Daniels called the speakers scheduled for this year's fair "diverse and extraordinary."

Henry Winkler is one of the "extraordinary" authors scheduled to speak. Winkler originally gained fame for his portrayal of "the Fonz" in the long-running TV sitcom "Happy Days" and more recently has co-starred in movies such as "The Waterboy" and "Holes."

Winkler co-authored, with Lin Oliver, a series of 14 books featuring a learning-challenged hero, fourth-grader Hank Zipzer.

Zipzer is based on Winkler's own experiences growing up with undiagnosed dyslexia.

"No one knew what learning challenges were," Winkler said, "so I was called 'stupid' and 'lazy.' Teachers told me I wasn't living up to my potential."

Winkler said his motivation for writing children's books is to convince youths who may be going through challenges similar to his own that they are still capable of success.

"I'm in the bottom 3 percent of the country academically." Winkler said. "But I am successful.
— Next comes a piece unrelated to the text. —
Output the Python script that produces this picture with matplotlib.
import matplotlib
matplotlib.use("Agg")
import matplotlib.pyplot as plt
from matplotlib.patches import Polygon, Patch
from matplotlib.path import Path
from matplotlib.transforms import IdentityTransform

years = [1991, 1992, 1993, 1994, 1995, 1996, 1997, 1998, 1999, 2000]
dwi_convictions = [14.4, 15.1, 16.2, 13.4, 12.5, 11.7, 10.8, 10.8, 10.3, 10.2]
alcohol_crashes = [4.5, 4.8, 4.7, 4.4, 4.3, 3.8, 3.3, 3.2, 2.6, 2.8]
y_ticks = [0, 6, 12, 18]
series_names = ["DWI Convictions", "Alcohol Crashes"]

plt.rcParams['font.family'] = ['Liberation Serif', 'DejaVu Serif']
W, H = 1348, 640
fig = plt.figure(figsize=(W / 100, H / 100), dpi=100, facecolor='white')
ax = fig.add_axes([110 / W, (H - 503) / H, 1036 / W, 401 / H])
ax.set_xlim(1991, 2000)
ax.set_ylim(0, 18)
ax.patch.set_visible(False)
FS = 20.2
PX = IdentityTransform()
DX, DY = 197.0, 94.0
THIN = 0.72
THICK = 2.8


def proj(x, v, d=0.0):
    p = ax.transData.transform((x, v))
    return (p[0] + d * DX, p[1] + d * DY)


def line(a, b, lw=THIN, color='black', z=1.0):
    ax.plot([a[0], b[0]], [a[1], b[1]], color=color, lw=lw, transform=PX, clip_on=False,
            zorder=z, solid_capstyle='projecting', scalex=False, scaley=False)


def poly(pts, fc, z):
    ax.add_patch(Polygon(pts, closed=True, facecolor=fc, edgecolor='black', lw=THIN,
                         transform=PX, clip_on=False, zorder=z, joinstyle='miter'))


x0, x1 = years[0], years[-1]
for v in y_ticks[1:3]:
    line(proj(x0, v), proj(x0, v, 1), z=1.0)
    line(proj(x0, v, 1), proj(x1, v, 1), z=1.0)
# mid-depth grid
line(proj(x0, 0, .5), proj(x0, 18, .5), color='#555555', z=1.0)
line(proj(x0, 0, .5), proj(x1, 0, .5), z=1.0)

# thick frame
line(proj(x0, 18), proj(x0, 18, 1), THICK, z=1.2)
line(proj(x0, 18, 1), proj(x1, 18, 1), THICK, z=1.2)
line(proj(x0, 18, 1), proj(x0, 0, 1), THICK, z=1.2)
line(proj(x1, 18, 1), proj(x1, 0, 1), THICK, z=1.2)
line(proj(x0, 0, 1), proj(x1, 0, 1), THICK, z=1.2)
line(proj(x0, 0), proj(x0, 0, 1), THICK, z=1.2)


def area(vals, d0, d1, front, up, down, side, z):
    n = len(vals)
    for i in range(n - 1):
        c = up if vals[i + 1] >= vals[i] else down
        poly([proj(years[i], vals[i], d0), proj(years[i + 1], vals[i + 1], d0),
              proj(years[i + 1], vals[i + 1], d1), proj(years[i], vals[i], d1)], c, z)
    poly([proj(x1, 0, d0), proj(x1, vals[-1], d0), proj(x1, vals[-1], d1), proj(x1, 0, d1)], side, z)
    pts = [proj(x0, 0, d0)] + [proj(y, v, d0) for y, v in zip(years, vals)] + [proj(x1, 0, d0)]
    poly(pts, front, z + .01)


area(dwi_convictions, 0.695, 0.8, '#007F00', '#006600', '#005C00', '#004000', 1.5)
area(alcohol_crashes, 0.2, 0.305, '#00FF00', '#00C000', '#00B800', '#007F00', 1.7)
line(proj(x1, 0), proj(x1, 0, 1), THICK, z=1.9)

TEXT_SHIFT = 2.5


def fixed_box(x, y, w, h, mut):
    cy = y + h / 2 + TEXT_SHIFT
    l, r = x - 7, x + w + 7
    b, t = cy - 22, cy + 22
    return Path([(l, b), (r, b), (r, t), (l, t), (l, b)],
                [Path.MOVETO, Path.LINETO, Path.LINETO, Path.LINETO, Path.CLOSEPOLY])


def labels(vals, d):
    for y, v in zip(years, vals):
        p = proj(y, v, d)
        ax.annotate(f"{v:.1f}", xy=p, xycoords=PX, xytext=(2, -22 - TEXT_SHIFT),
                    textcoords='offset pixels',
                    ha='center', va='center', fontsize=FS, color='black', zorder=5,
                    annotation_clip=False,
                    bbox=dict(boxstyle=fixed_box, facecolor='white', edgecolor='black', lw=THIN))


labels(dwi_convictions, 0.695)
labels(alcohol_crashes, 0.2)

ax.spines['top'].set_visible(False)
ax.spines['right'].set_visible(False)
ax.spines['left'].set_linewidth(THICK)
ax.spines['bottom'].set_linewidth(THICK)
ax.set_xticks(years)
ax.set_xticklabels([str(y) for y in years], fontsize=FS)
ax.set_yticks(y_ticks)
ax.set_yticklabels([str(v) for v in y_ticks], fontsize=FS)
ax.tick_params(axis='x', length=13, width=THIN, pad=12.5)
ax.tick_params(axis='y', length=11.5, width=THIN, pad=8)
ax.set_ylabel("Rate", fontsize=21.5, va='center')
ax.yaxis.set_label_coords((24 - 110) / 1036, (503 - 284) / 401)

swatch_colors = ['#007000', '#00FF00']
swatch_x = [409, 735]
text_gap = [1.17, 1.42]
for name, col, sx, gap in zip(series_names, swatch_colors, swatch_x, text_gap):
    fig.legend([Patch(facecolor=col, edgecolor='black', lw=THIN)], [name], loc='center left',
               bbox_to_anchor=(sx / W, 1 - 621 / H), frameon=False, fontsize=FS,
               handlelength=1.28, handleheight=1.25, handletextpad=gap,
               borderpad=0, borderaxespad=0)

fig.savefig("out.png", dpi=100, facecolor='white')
That's the overall message of Hank: There is greatness in you, no matter how you learn."

Winkler will speak at the SDJBF on Nov. 9.

For the adult readers in attendance, the highlight of the event may well be the debate between noted atheist and societal curmudgeon Christopher Hitchens ("God is Not Great: How Religion Poisons Everything") and Rabbi David Wolpe ("Why Faith Matters: a Personal Faith Journey and a Response to the New Atheists"). The meeting between these two men promises to throw sparks and is scheduled for Nov. 13.